Select from the records below every line that has the word "this" in it.

### DATASET EXCERPTS:
━━━━
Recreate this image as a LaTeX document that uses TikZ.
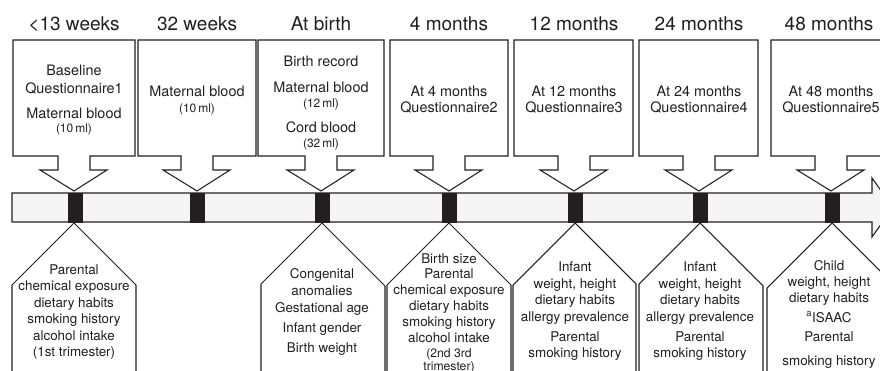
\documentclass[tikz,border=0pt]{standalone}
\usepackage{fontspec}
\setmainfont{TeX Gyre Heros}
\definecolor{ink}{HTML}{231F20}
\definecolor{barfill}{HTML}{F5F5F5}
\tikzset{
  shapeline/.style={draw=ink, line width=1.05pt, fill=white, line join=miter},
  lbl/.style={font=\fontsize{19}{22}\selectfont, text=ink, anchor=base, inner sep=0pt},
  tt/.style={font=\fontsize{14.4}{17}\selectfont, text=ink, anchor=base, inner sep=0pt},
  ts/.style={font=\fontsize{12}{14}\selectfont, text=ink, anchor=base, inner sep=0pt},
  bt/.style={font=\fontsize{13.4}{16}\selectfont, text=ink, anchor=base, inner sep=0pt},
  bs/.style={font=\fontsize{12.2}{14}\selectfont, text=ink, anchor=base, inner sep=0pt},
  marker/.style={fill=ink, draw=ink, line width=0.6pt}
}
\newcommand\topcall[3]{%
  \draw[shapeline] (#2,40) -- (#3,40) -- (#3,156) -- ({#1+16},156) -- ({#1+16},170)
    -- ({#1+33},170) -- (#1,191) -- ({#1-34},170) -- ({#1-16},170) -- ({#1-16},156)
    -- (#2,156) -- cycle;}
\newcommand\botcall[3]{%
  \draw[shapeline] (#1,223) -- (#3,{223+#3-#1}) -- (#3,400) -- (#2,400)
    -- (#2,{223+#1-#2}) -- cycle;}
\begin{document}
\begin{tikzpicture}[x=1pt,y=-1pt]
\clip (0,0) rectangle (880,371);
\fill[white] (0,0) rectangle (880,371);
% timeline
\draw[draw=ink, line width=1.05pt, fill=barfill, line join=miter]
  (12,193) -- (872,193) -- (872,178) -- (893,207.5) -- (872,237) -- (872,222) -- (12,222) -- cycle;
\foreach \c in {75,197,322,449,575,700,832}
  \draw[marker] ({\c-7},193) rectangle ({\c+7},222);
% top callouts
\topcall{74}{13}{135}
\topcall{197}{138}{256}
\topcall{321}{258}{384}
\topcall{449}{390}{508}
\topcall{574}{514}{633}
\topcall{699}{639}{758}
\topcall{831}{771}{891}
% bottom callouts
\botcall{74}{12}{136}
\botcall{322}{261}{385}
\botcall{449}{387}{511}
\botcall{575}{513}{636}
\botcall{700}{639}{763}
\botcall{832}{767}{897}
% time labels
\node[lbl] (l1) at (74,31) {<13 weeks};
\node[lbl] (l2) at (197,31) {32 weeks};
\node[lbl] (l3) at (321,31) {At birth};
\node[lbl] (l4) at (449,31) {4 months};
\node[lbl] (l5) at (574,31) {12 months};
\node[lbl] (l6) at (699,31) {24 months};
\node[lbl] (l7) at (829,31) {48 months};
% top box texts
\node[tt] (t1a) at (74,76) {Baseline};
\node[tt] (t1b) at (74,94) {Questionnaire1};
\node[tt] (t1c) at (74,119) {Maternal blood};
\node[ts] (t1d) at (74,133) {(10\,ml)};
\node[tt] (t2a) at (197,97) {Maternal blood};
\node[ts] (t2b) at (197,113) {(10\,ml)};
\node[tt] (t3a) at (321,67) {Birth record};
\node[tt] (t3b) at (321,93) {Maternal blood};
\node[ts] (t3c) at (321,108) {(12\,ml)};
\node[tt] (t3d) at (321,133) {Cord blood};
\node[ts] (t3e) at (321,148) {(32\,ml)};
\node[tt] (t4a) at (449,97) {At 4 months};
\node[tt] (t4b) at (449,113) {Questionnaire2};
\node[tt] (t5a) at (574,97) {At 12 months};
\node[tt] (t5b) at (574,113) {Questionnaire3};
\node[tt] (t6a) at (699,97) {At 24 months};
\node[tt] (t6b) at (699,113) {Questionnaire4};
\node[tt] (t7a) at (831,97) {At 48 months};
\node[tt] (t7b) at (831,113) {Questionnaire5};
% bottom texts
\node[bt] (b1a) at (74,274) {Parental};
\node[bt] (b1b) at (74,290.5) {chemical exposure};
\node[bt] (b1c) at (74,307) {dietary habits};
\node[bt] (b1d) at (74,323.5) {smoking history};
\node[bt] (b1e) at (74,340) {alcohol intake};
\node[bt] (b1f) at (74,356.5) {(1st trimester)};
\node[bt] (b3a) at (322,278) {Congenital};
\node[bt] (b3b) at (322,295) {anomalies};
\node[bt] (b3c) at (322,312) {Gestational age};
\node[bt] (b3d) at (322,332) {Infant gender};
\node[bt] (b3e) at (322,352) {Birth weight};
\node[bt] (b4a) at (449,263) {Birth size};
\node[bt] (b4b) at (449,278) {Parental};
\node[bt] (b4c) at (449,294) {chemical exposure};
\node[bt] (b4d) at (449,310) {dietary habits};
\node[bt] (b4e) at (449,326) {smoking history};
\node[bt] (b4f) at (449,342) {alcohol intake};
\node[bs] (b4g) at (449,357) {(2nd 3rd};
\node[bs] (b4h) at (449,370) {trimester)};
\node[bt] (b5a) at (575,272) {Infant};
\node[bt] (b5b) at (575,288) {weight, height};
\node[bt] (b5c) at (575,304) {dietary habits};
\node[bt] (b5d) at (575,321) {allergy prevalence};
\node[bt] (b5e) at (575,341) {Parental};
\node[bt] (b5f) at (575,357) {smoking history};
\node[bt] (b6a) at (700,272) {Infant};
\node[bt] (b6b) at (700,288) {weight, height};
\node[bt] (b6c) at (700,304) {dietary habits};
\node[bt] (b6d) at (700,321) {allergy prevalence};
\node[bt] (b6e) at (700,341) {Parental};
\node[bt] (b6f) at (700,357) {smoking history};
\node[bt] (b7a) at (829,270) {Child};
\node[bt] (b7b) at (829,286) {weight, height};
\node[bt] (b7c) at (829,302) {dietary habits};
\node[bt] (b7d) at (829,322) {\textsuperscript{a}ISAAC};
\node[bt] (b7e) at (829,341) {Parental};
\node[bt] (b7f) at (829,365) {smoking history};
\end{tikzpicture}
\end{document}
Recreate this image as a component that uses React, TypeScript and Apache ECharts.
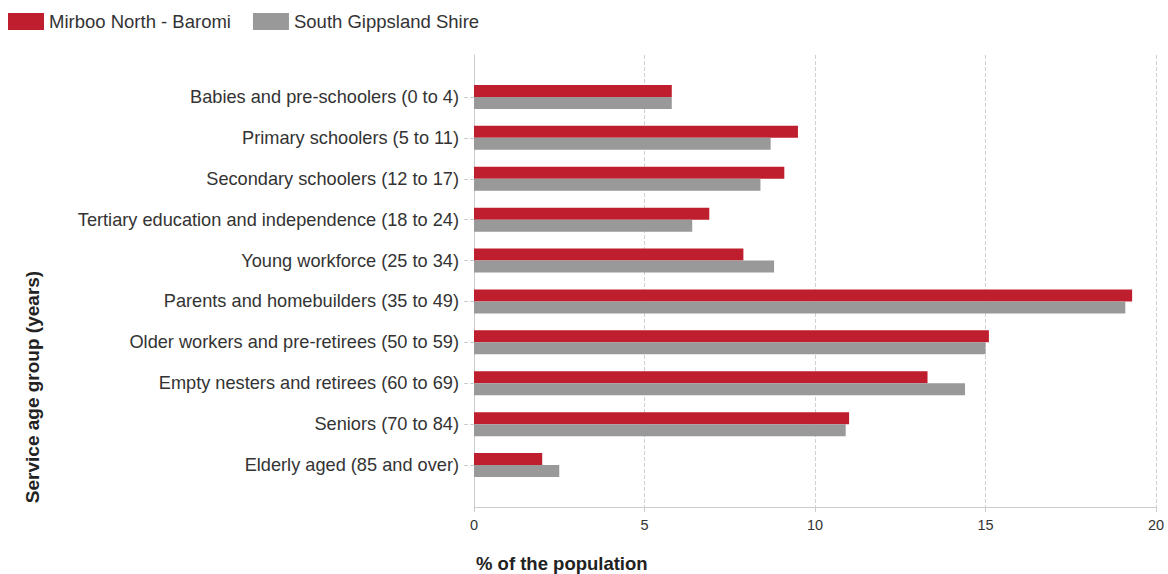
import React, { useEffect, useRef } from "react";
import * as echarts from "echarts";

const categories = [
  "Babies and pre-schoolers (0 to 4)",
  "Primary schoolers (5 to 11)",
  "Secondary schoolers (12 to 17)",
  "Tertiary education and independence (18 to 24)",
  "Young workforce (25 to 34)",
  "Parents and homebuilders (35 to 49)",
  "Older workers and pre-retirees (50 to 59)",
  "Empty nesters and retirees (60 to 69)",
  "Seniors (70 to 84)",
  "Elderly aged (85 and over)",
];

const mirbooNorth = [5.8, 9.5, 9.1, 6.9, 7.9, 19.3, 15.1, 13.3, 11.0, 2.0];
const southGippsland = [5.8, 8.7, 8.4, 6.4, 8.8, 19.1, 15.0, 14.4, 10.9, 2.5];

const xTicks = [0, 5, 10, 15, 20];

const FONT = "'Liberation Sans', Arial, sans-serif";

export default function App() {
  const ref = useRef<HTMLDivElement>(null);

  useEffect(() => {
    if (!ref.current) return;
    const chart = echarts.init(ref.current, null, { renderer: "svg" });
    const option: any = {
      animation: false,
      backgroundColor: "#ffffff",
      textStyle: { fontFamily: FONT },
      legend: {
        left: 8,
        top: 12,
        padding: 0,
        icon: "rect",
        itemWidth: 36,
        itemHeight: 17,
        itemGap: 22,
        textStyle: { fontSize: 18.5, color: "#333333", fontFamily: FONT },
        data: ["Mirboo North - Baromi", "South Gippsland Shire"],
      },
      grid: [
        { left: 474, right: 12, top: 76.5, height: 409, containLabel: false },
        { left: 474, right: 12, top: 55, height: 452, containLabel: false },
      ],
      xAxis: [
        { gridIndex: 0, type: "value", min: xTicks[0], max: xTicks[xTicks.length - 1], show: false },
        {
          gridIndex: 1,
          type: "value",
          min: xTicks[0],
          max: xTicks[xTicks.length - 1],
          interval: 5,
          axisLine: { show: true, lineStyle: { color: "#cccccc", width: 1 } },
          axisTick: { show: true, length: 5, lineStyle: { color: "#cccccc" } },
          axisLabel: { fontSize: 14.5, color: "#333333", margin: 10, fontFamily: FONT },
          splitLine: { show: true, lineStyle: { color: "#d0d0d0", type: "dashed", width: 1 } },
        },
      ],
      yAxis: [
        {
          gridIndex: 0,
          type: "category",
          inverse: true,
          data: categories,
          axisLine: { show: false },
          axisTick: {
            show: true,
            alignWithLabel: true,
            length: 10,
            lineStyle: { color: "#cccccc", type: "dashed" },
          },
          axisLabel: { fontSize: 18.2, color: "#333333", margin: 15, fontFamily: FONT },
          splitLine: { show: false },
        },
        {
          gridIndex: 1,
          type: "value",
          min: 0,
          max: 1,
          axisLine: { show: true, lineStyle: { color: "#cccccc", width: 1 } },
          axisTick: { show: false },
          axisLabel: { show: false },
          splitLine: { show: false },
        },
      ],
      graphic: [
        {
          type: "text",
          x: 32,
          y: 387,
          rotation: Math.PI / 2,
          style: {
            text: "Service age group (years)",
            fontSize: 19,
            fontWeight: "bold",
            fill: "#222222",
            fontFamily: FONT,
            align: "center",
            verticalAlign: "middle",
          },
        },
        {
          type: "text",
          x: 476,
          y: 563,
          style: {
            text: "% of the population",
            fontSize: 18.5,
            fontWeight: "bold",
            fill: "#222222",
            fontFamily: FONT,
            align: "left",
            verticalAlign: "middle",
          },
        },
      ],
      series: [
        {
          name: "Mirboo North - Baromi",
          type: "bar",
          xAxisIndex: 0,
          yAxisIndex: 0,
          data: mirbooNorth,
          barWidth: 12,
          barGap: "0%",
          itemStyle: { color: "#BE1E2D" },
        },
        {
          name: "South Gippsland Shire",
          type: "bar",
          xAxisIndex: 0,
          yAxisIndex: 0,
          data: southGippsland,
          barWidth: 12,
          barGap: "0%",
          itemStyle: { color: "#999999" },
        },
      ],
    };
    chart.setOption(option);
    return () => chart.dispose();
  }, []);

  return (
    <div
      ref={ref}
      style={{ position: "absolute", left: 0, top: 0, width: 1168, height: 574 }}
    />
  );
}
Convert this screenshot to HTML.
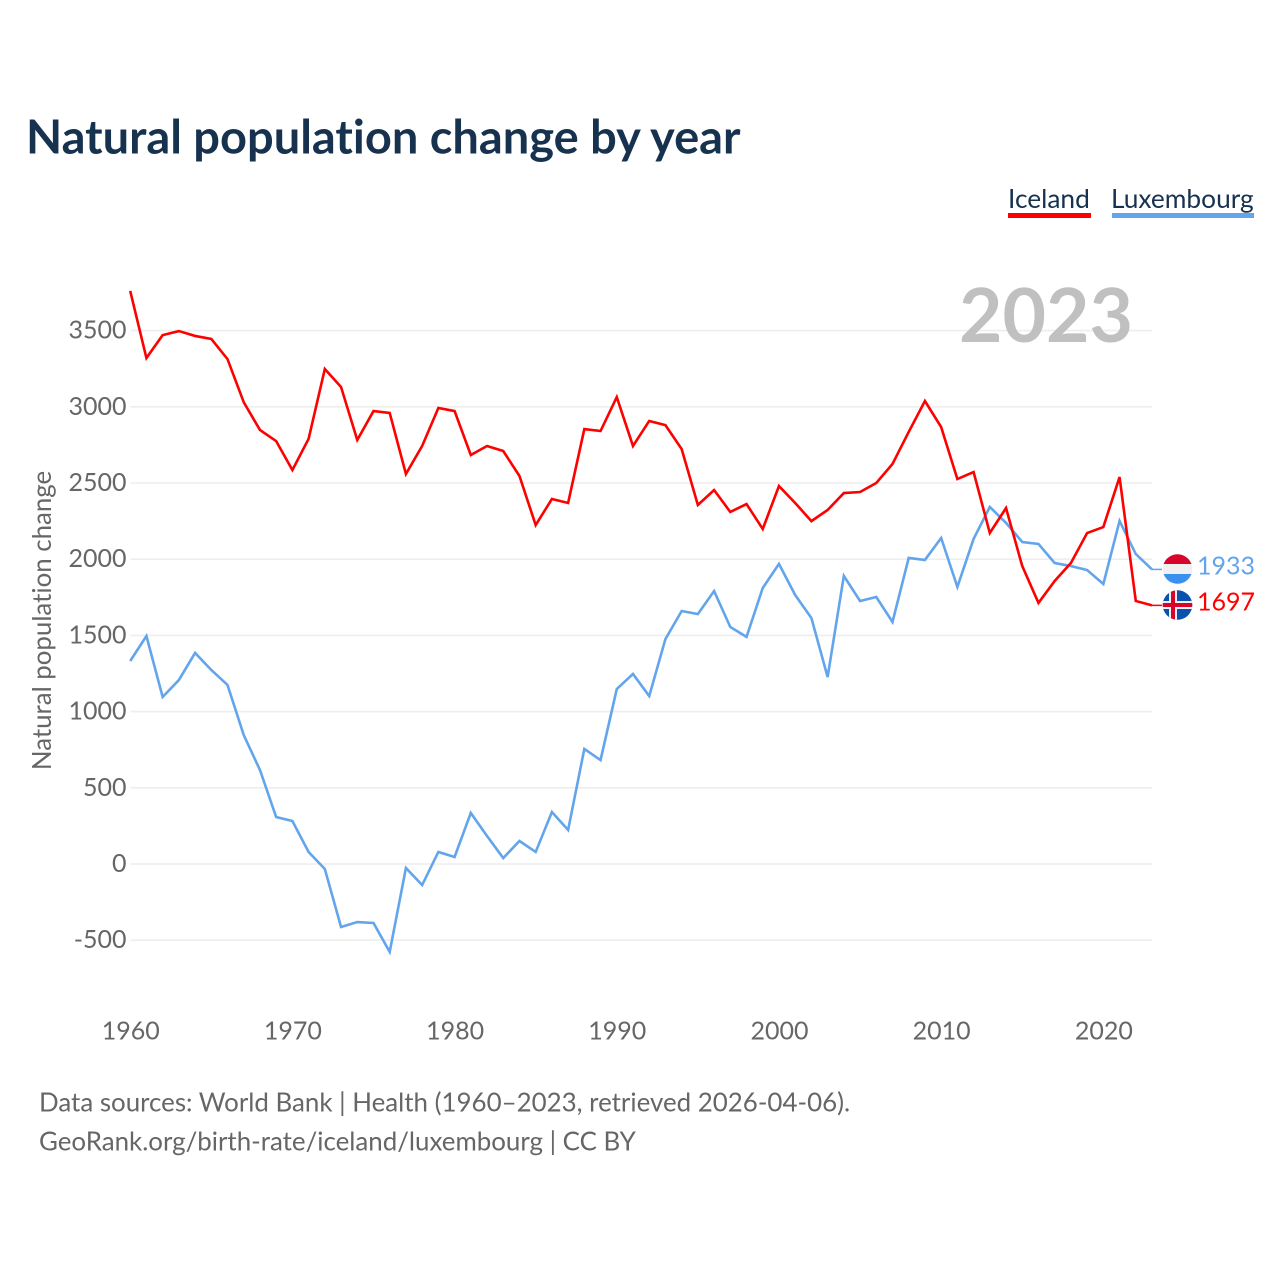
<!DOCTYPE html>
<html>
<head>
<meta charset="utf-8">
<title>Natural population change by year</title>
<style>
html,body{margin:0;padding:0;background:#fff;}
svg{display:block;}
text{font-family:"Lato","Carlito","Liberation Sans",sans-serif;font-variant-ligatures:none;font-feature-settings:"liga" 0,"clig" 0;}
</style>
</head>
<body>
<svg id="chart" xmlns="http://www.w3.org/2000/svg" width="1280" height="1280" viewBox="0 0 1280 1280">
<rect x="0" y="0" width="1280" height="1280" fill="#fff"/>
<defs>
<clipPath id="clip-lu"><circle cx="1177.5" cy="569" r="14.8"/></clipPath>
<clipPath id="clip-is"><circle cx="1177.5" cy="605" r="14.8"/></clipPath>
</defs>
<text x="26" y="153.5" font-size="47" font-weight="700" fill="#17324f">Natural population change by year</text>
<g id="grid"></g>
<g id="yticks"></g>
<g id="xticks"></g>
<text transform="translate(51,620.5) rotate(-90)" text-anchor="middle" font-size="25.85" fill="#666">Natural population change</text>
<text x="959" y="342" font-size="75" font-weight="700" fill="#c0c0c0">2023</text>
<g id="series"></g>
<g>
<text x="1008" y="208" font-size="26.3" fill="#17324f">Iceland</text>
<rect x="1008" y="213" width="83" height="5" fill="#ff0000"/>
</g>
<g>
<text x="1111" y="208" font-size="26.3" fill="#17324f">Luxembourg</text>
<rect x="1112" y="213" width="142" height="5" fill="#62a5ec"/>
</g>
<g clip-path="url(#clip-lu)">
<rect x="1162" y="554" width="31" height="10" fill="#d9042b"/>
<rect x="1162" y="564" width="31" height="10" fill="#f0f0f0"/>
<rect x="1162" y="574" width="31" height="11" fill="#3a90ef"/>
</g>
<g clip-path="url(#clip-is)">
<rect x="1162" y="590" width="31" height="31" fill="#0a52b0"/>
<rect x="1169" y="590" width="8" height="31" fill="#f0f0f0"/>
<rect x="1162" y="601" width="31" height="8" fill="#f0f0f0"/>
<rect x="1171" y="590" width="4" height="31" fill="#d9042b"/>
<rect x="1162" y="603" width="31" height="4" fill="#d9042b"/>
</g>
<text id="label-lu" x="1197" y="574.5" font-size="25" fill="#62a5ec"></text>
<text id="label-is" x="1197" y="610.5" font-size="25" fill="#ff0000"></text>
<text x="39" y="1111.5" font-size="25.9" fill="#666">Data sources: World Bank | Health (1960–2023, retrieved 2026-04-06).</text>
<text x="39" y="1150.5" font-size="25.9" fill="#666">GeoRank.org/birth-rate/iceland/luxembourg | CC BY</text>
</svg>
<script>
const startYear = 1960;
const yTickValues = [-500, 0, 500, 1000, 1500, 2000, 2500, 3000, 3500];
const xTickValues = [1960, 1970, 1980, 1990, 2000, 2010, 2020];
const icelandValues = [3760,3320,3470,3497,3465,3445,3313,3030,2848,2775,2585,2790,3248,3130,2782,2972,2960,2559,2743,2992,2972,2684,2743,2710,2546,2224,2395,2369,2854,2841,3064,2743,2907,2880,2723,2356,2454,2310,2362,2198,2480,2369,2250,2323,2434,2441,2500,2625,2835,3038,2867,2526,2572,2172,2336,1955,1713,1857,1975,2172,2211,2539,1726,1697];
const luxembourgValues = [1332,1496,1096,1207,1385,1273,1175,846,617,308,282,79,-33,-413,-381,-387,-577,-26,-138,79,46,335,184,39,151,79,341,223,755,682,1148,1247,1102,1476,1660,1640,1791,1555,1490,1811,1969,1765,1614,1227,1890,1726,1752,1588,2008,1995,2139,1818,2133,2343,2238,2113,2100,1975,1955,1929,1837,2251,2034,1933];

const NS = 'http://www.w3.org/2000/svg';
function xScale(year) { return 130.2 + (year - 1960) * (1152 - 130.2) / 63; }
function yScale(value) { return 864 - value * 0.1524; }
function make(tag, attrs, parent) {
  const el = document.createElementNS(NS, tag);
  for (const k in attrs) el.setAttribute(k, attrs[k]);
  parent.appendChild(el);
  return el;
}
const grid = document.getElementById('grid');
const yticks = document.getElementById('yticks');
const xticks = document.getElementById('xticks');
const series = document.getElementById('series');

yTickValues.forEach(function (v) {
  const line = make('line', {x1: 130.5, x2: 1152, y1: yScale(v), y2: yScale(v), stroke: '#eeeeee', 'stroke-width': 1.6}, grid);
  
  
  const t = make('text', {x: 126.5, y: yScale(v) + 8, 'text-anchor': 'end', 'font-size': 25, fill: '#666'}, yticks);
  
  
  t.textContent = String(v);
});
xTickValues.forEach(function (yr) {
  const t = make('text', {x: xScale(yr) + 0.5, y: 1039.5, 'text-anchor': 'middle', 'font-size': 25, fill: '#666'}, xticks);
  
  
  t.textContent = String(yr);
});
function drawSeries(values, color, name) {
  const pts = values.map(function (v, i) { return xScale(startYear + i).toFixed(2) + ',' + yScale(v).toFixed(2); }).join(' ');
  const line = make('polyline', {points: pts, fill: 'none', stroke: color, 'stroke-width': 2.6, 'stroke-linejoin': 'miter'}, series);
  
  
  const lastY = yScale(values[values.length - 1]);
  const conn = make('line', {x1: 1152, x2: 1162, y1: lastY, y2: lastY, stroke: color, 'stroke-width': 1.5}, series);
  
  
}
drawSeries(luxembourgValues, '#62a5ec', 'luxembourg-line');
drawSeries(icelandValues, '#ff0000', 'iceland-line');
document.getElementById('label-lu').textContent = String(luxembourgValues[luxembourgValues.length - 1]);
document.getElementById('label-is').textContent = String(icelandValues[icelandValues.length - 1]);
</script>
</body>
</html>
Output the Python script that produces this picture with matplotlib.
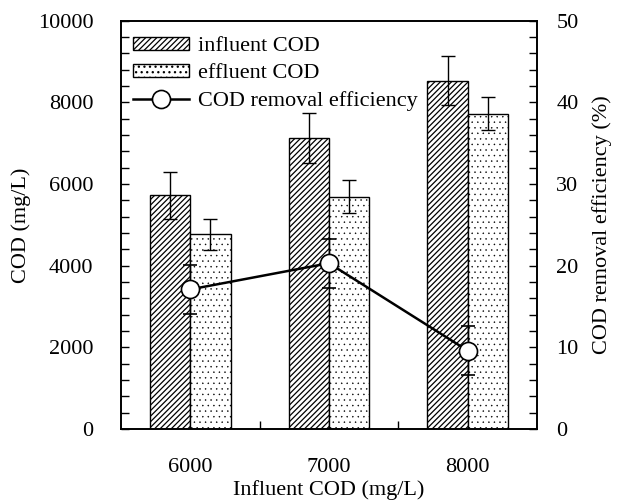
━━━━
### THE REPLY:
Recreate this image as a LaTeX document that uses TikZ.
Recreate this image as a component that uses React, TypeScript and Apache ECharts.
Convert this screenshot to HTML.
Output the Python script that produces this picture with matplotlib.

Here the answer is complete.